Viu-se na TV: Paulo Portas mostrou-se surpreendido por tomar posse do cargo de "ministro de Estado, da Defesa Nacional e dos Assuntos do Mar", apesar de muito ter suado para alargar a sua linha de Tordesilhas. A surpresa estava, afinal, apenas no título; não havia razão para tanto espanto. D. Manuel I tinha um muito maior, em que além de Portugal, Algarves e Guiné, incluía o senhorio do comércio, da descoberta e da navegação da Etiópia, Arábia, Pérsia e Índia; mesmo em regime republicano e depois das descolonizações, o título do líder do CDS/PP só peca por ser curto, convenhamos.

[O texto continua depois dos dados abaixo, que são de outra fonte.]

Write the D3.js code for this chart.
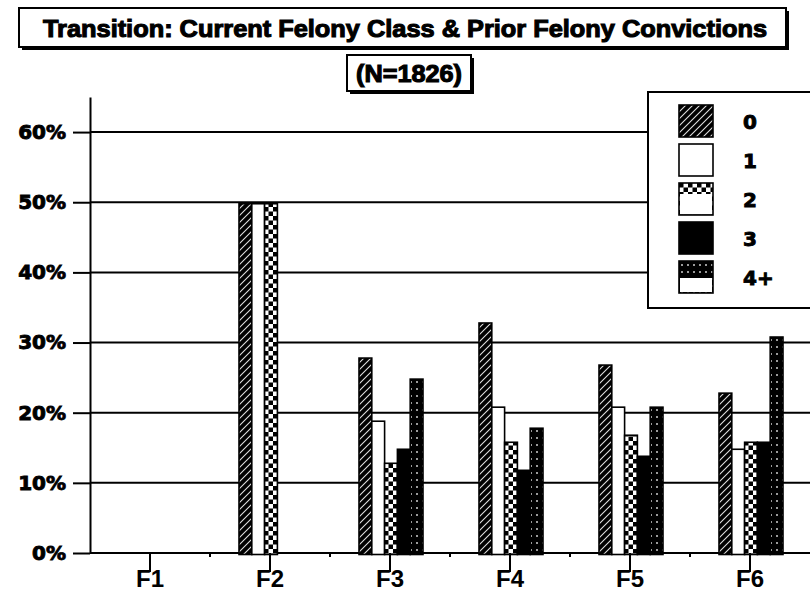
<!DOCTYPE html>
<html lang="en">
<head>
  <meta charset="UTF-8">
  <title>Transition: Current Felony Class & Prior Felony Convictions</title>
  <script src="https://d3js.org/d3.v7.min.js"></script>
  <style>
    body { margin: 0; background: #fff; }
    svg { display: block; }
    .big { font-family: "Liberation Sans", Arial, sans-serif; font-weight: bold; }
    .heavy { font-family: "DejaVu Sans", sans-serif; font-weight: bold; stroke: #000; stroke-width: 0.9; }
    .title { font-family: "Liberation Sans Narrow", "Liberation Sans", Arial, sans-serif; font-weight: bold; stroke: #000; stroke-width: 1.1; }
  </style>
</head>
<body>
  <svg id="chart" width="810" height="613"></svg>

  <script>
    // data (percent of cases)
    const classes = ["F1", "F2", "F3", "F4", "F5", "F6"];
    const priors = ["0", "1", "2", "3", "4+"];
    const prior0 = [0, 50, 28, 33, 27, 23];
    const prior1 = [0, 50, 19, 21, 21, 15];
    const prior2 = [0, 50, 13, 16, 17, 16];
    const prior3 = [0, 0, 15, 12, 14, 16];
    const prior4 = [0, 0, 25, 18, 21, 31];
    const yTicks = [0, 10, 20, 30, 40, 50, 60];

    const series = [prior0, prior1, prior2, prior3, prior4];
    const rows = classes.map((c, i) => ({
      cls: c,
      values: priors.map((p, j) => ({ key: p, value: series[j][i] }))
    }));

    const svg = d3.select("#chart");
    const W = +svg.attr("width");

    const margin = { top: 97, left: 90, bottom: 553 };

    // patterns
    const defs = svg.append("defs");

    const hatch = defs.append("pattern")
      .attr("id", "hatch")
      .attr("patternUnits", "userSpaceOnUse")
      .attr("width", 7).attr("height", 7);
    hatch.append("rect").attr("width", 7).attr("height", 7).attr("fill", "#000");
    hatch.append("path")
      .attr("d", "M-1,8 L8,-1 M-2,2 L2,-2 M5,9 L9,5")
      .attr("stroke", "#ddd").attr("stroke-width", 1.1);

    const checker = defs.append("pattern")
      .attr("id", "checker")
      .attr("patternUnits", "userSpaceOnUse")
      .attr("width", 9).attr("height", 9);
    checker.append("rect").attr("width", 9).attr("height", 9).attr("fill", "#fff");
    checker.append("rect").attr("width", 4.5).attr("height", 4.5).attr("fill", "#000");
    checker.append("rect").attr("x", 4.5).attr("y", 4.5).attr("width", 4.5).attr("height", 4.5).attr("fill", "#000");

    const dots = defs.append("pattern")
      .attr("id", "dots")
      .attr("patternUnits", "userSpaceOnUse")
      .attr("width", 6).attr("height", 7);
    dots.append("rect").attr("width", 6).attr("height", 7).attr("fill", "#000");
    dots.append("rect").attr("x", 2).attr("y", 3).attr("width", 2).attr("height", 2).attr("fill", "#9a9a9a");

    const fills = { "0": "url(#hatch)", "1": "#fff", "2": "url(#checker)", "3": "#000", "4+": "url(#dots)" };

    // scales
    const x0 = d3.scaleBand().domain(classes).range([margin.left, W]);
    const x1 = d3.scaleBand().domain(priors).range([29, 93]);
    const y = d3.scaleLinear().domain([0, 65]).range([margin.bottom, margin.top]);

    // grid lines
    svg.append("g").selectAll("line")
      .data(yTicks)
      .join("line")
      .attr("x1", margin.left).attr("x2", W)
      .attr("y1", d => y(d)).attr("y2", d => y(d))
      .attr("stroke", "#000").attr("stroke-width", 2);

    // y axis
    const yAxis = svg.append("g")
      .attr("transform", `translate(${margin.left},0)`)
      .call(d3.axisLeft(y).tickValues(yTicks).tickSize(17).tickSizeOuter(0).tickPadding(7).tickFormat(d => d + "%"));
    yAxis.selectAll("path, line").attr("stroke", "#000").attr("stroke-width", 2);
    yAxis.selectAll("text")
      .attr("class", "heavy")
      .attr("font-size", 20)
      .attr("fill", "#000");

    // bars
    const groups = svg.append("g").selectAll("g")
      .data(rows)
      .join("g")
      .attr("transform", d => `translate(${x0(d.cls)},0)`);

    groups.selectAll("rect")
      .data(d => d.values)
      .join("rect")
      .attr("x", d => x1(d.key))
      .attr("width", x1.bandwidth())
      .attr("y", d => y(d.value) + 1.5)
      .attr("height", d => y(0) - y(d.value))
      .attr("fill", d => fills[d.key])
      .attr("stroke", "#000")
      .attr("stroke-width", 1.6);

    // x axis ticks
    const xAxis = svg.append("g");
    xAxis.selectAll("line.mid")
      .data(classes)
      .join("line")
      .attr("class", "mid")
      .attr("x1", d => x0(d) + x0.bandwidth() / 2).attr("x2", d => x0(d) + x0.bandwidth() / 2)
      .attr("y1", y(0)).attr("y2", y(0) + 19)
      .attr("stroke", "#000").attr("stroke-width", 2);
    xAxis.selectAll("line.sep")
      .data(classes.slice(1))
      .join("line")
      .attr("class", "sep")
      .attr("x1", d => x0(d)).attr("x2", d => x0(d))
      .attr("y1", y(0)).attr("y2", y(0) + 4)
      .attr("stroke", "#000").attr("stroke-width", 2);
    xAxis.selectAll("text")
      .data(classes)
      .join("text")
      .attr("class", "big")
      .attr("x", d => x0(d) + x0.bandwidth() / 2)
      .attr("y", 587)
      .attr("text-anchor", "middle")
      .attr("font-size", 24)
      .text(d => d);

    // boxed titles with drop shadow
    function shadowBox(x, yy, w, h) {
      svg.append("rect").attr("x", x + 3).attr("y", yy + 3).attr("width", w).attr("height", h).attr("fill", "#000");
      svg.append("rect").attr("x", x).attr("y", yy).attr("width", w).attr("height", h)
        .attr("fill", "#fff").attr("stroke", "#000").attr("stroke-width", 2);
    }

    shadowBox(19, 8, 767, 39);
    svg.append("text")
      .attr("class", "title")
      .attr("x", 405).attr("y", 37)
      .attr("text-anchor", "middle")
      .attr("font-size", 24)
      .attr("textLength", 724)
      .attr("lengthAdjust", "spacingAndGlyphs")
      .text("Transition: Current Felony Class & Prior Felony Convictions");

    shadowBox(347, 55, 124, 36);
    svg.append("text")
      .attr("class", "title")
      .attr("x", 409).attr("y", 82)
      .attr("text-anchor", "middle")
      .attr("font-size", 24)
      .attr("textLength", 106)
      .attr("lengthAdjust", "spacingAndGlyphs")
      .text("(N=1826)");

    // legend
    const legend = svg.append("g");
    legend.append("rect")
      .attr("x", 648).attr("y", 92).attr("width", 180).attr("height", 216)
      .attr("fill", "#fff").attr("stroke", "#000").attr("stroke-width", 2);

    const partial = { "2": 11, "4+": 17 };
    const items = legend.selectAll("g")
      .data(priors)
      .join("g")
      .attr("transform", (d, i) => `translate(679,${105 + i * 39})`);
    items.append("rect")
      .attr("width", 34).attr("height", 32)
      .attr("fill", d => fills[d])
      .attr("stroke", "#000").attr("stroke-width", 1.6);
    items.filter(d => partial[d])
      .append("rect")
      .attr("x", 1).attr("y", d => partial[d])
      .attr("width", 32).attr("height", d => 31 - partial[d])
      .attr("fill", "#fff");
    items.append("text")
      .attr("class", "heavy")
      .attr("x", 64).attr("y", 24)
      .attr("font-size", 20)
      .text(d => d);
  </script>
</body>
</html>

O sobressalto de Portas deu umas tantas gargalhadas à Pátria estável, por assim ficar evidenciada a trapalhada da formação do presente Governo. A estabilidade venerada por muitos tem peripécias assim. E veremos o mais que se seguirá na continuidade deste episódio, que só não é digno de antologia porque Eça de Queiroz o omitiu no manuscrito de " O Conde de Abranhos".
Ficamos, pois, com o mar na banheira do Ministério da Defesa; com as pescas continuando a cavalo na Agricultura; a administracao portuária, sabe-se lá onde...; a investigação científica dos recursos marinhos algures, se existir; a protecção ambiental das nossas costas entregue à Virgem do "Prestige"; a defesa internacional dos nossos direitos marítimos diafanamente ancorada nas Necessidades; a marinha mercante afundada; e a nossa ZEE a saque, entregue à velocidade dos submersíveis que o Ministro Portas encomendou...
Esta fragmentação santano-portista da coisa marítima, de resto, contradiz o que o Governo de Durão Barroso defendeu e disse querer pôr em prática, com a criação da Comissão Estratégica dos Oceanos - a reflexão transversal e a gestão integrada e coordenada de todas as vertentes de actividade ligadas ao mar (zelos fiscalizadores da continuidade barrosista podiam já aqui ser accionados...).
Apesar do pouco que veio a público sobre os trabalhos daquela Comissão, percebeu-se que ela se inscrevia na linha preconizada pelo Relatório da Comissão Mundial Independente dos Oceanos, que foi presidida por Mário Soares e advogou a governação integrada, a nível nacional e internacional, de todos os sectores e recursos envolvendo o mar. Nada mais retrógrado e incoerente com a evolução do conhecimento e estruturação internacional do que Portugal apresentar-se agora na ONU com o Ministro da Defesa a tutelar o mar! Nada mais contrário aos interesses estratégicos de Portugal, que dependem de nos sabermos organizar para controlar e aproveitar a nossa fabulosa ZEE, que nos torna, neste domínio, o maior país da UE! Nada mais adverso ao imperativo nacional de rentabilizar os nossos recursos atlânticos - que tantos auto-proclamados "atlantistas" ignoram e desbaratam!
Mas voltemos à súbita vocação marítima do ministério do Restelo: um conhecido meu, que verseja nas horas vagas, ficou tão impressionado que decidiu cometer uma epopeia sobre o caminho submarino para as ilhas Caimão. Entre as discotecas de Alcântara e o Restelo, no dia da posse na Ajuda, sentiu-se subitamente tocado pela inspiração das Tágides... Confia agora que, com a deslocalização de ministérios prometida pelo PM, e um tudo-nadinha de sorte, o subsídio para o empreendimento será rapidamente aprovado pelo XVI Governo Constitucional, reunido por teleconferência. A promulgação será feita a caminho, no Funchal, está bem de ver.